**WORK INSTRUCTIONS:**
Transcribe all the entries word for word, omitting any pictures they contain.

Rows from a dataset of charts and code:
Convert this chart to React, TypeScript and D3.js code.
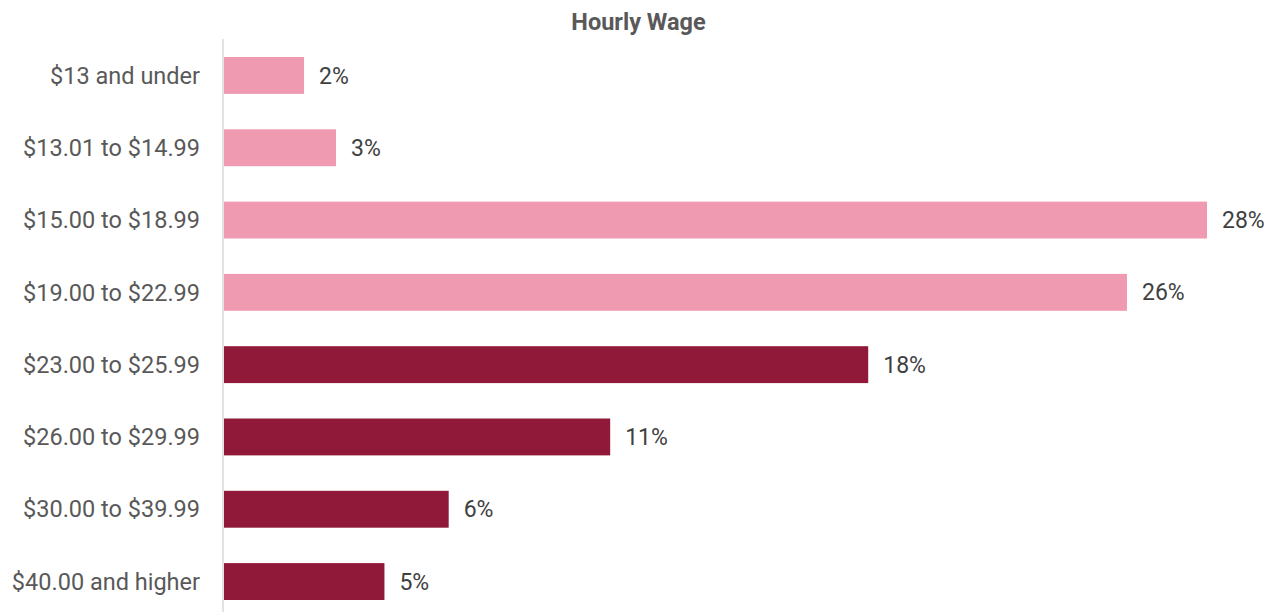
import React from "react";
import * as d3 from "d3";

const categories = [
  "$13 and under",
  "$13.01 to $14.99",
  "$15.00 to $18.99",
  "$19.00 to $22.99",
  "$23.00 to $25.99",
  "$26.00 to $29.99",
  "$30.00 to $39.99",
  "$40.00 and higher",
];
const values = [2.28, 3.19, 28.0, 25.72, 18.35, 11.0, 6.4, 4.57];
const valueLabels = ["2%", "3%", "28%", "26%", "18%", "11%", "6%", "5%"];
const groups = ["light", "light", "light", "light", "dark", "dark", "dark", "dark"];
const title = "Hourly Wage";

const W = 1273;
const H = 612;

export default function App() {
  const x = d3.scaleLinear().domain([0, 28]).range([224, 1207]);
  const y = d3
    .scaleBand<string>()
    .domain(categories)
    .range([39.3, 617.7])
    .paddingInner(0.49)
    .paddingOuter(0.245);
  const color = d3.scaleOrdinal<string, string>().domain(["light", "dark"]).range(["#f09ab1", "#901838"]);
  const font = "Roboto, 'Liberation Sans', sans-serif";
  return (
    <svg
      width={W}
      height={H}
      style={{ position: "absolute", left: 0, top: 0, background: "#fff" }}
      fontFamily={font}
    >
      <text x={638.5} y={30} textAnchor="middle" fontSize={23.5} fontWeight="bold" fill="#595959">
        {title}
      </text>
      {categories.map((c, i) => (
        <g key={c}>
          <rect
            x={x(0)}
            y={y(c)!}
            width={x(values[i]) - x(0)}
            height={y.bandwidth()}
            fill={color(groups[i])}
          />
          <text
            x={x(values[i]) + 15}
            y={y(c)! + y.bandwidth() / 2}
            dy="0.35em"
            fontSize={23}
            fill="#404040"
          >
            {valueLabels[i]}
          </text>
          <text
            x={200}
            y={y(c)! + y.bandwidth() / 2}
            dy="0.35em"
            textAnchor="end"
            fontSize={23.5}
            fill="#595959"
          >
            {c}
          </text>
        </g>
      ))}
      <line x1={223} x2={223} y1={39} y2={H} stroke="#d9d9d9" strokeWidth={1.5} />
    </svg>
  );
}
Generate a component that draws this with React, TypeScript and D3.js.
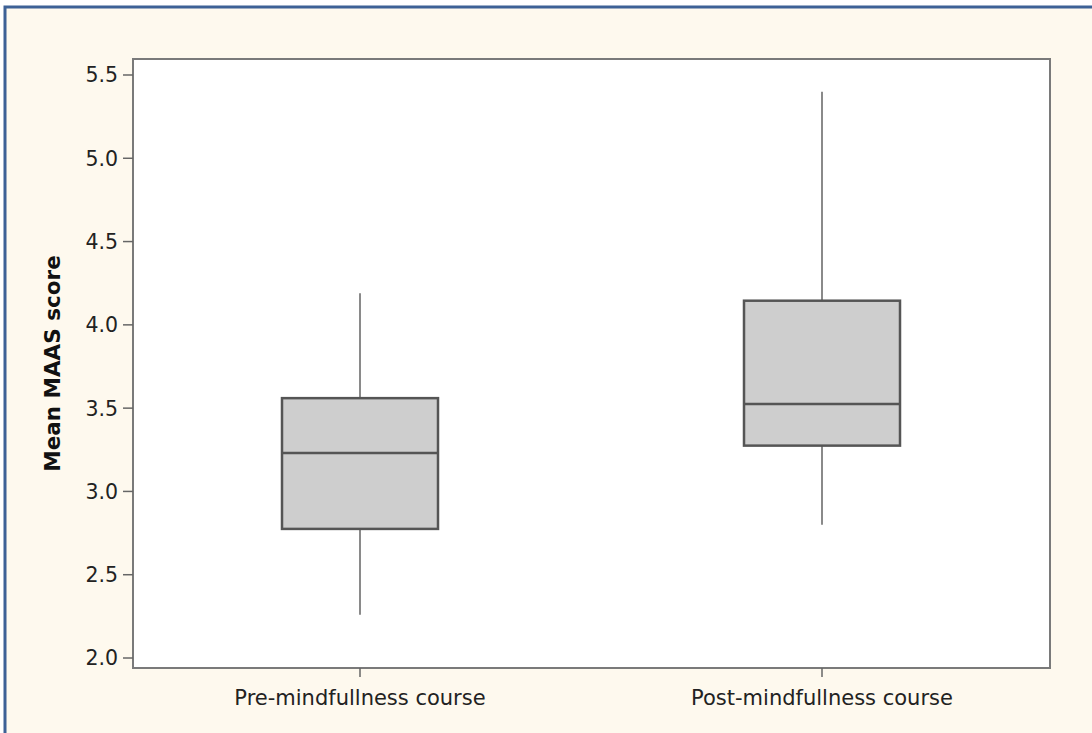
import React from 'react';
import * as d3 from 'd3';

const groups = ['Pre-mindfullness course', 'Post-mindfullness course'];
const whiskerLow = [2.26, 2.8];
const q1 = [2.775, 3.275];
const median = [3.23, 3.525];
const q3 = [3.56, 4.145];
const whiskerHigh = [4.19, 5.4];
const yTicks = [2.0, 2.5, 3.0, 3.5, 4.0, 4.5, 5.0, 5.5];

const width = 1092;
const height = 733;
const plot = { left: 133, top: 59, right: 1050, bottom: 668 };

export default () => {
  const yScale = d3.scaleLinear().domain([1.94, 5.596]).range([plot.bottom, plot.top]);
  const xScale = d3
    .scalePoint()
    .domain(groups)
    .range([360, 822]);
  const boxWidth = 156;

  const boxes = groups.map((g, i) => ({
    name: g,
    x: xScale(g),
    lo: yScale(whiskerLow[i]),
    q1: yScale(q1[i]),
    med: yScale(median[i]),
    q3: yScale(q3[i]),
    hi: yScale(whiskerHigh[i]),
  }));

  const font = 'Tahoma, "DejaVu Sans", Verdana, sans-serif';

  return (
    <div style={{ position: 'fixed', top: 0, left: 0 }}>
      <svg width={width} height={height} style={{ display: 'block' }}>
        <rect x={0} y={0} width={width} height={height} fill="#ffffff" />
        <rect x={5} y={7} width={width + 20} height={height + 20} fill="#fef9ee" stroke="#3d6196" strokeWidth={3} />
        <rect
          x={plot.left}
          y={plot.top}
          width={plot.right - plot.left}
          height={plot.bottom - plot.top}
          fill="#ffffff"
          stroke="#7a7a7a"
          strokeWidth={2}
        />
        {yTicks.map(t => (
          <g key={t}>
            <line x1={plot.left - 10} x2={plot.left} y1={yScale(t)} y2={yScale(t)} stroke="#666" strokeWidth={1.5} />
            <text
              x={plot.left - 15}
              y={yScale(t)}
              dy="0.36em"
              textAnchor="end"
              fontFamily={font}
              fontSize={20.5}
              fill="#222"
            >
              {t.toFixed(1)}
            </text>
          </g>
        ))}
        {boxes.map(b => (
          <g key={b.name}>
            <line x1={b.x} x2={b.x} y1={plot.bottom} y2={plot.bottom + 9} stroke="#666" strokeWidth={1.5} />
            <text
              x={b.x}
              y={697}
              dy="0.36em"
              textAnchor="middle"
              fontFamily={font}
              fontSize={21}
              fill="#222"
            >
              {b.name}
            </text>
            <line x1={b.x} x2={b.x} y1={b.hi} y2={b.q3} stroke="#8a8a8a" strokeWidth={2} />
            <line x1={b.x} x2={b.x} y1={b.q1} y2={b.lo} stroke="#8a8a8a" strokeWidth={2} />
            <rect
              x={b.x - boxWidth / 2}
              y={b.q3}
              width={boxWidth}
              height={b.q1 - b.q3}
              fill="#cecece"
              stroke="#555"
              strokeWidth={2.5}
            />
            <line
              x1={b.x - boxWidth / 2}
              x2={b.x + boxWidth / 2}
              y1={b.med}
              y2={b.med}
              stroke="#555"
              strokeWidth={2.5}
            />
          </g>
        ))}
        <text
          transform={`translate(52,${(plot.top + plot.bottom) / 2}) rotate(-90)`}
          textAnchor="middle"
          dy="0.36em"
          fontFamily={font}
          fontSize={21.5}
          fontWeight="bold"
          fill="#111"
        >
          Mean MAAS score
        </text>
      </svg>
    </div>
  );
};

**EXERCISE RESULT:**
Convert this chart to React, TypeScript and D3.js code.
import React from "react";
import * as d3 from "d3";

const categories = [
  "$13 and under",
  "$13.01 to $14.99",
  "$15.00 to $18.99",
  "$19.00 to $22.99",
  "$23.00 to $25.99",
  "$26.00 to $29.99",
  "$30.00 to $39.99",
  "$40.00 and higher",
];
const values = [2.28, 3.19, 28.0, 25.72, 18.35, 11.0, 6.4, 4.57];
const valueLabels = ["2%", "3%", "28%", "26%", "18%", "11%", "6%", "5%"];
const groups = ["light", "light", "light", "light", "dark", "dark", "dark", "dark"];
const title = "Hourly Wage";

const W = 1273;
const H = 612;

export default function App() {
  const x = d3.scaleLinear().domain([0, 28]).range([224, 1207]);
  const y = d3
    .scaleBand<string>()
    .domain(categories)
    .range([39.3, 617.7])
    .paddingInner(0.49)
    .paddingOuter(0.245);
  const color = d3.scaleOrdinal<string, string>().domain(["light", "dark"]).range(["#f09ab1", "#901838"]);
  const font = "Roboto, 'Liberation Sans', sans-serif";
  return (
    <svg
      width={W}
      height={H}
      style={{ position: "absolute", left: 0, top: 0, background: "#fff" }}
      fontFamily={font}
    >
      <text x={638.5} y={30} textAnchor="middle" fontSize={23.5} fontWeight="bold" fill="#595959">
        {title}
      </text>
      {categories.map((c, i) => (
        <g key={c}>
          <rect
            x={x(0)}
            y={y(c)!}
            width={x(values[i]) - x(0)}
            height={y.bandwidth()}
            fill={color(groups[i])}
          />
          <text
            x={x(values[i]) + 15}
            y={y(c)! + y.bandwidth() / 2}
            dy="0.35em"
            fontSize={23}
            fill="#404040"
          >
            {valueLabels[i]}
          </text>
          <text
            x={200}
            y={y(c)! + y.bandwidth() / 2}
            dy="0.35em"
            textAnchor="end"
            fontSize={23.5}
            fill="#595959"
          >
            {c}
          </text>
        </g>
      ))}
      <line x1={223} x2={223} y1={39} y2={H} stroke="#d9d9d9" strokeWidth={1.5} />
    </svg>
  );
}
Generate a component that draws this with React, TypeScript and D3.js.
import React from 'react';
import * as d3 from 'd3';

const groups = ['Pre-mindfullness course', 'Post-mindfullness course'];
const whiskerLow = [2.26, 2.8];
const q1 = [2.775, 3.275];
const median = [3.23, 3.525];
const q3 = [3.56, 4.145];
const whiskerHigh = [4.19, 5.4];
const yTicks = [2.0, 2.5, 3.0, 3.5, 4.0, 4.5, 5.0, 5.5];

const width = 1092;
const height = 733;
const plot = { left: 133, top: 59, right: 1050, bottom: 668 };

export default () => {
  const yScale = d3.scaleLinear().domain([1.94, 5.596]).range([plot.bottom, plot.top]);
  const xScale = d3
    .scalePoint()
    .domain(groups)
    .range([360, 822]);
  const boxWidth = 156;

  const boxes = groups.map((g, i) => ({
    name: g,
    x: xScale(g),
    lo: yScale(whiskerLow[i]),
    q1: yScale(q1[i]),
    med: yScale(median[i]),
    q3: yScale(q3[i]),
    hi: yScale(whiskerHigh[i]),
  }));

  const font = 'Tahoma, "DejaVu Sans", Verdana, sans-serif';

  return (
    <div style={{ position: 'fixed', top: 0, left: 0 }}>
      <svg width={width} height={height} style={{ display: 'block' }}>
        <rect x={0} y={0} width={width} height={height} fill="#ffffff" />
        <rect x={5} y={7} width={width + 20} height={height + 20} fill="#fef9ee" stroke="#3d6196" strokeWidth={3} />
        <rect
          x={plot.left}
          y={plot.top}
          width={plot.right - plot.left}
          height={plot.bottom - plot.top}
          fill="#ffffff"
          stroke="#7a7a7a"
          strokeWidth={2}
        />
        {yTicks.map(t => (
          <g key={t}>
            <line x1={plot.left - 10} x2={plot.left} y1={yScale(t)} y2={yScale(t)} stroke="#666" strokeWidth={1.5} />
            <text
              x={plot.left - 15}
              y={yScale(t)}
              dy="0.36em"
              textAnchor="end"
              fontFamily={font}
              fontSize={20.5}
              fill="#222"
            >
              {t.toFixed(1)}
            </text>
          </g>
        ))}
        {boxes.map(b => (
          <g key={b.name}>
            <line x1={b.x} x2={b.x} y1={plot.bottom} y2={plot.bottom + 9} stroke="#666" strokeWidth={1.5} />
            <text
              x={b.x}
              y={697}
              dy="0.36em"
              textAnchor="middle"
              fontFamily={font}
              fontSize={21}
              fill="#222"
            >
              {b.name}
            </text>
            <line x1={b.x} x2={b.x} y1={b.hi} y2={b.q3} stroke="#8a8a8a" strokeWidth={2} />
            <line x1={b.x} x2={b.x} y1={b.q1} y2={b.lo} stroke="#8a8a8a" strokeWidth={2} />
            <rect
              x={b.x - boxWidth / 2}
              y={b.q3}
              width={boxWidth}
              height={b.q1 - b.q3}
              fill="#cecece"
              stroke="#555"
              strokeWidth={2.5}
            />
            <line
              x1={b.x - boxWidth / 2}
              x2={b.x + boxWidth / 2}
              y1={b.med}
              y2={b.med}
              stroke="#555"
              strokeWidth={2.5}
            />
          </g>
        ))}
        <text
          transform={`translate(52,${(plot.top + plot.bottom) / 2}) rotate(-90)`}
          textAnchor="middle"
          dy="0.36em"
          fontFamily={font}
          fontSize={21.5}
          fontWeight="bold"
          fill="#111"
        >
          Mean MAAS score
        </text>
      </svg>
    </div>
  );
};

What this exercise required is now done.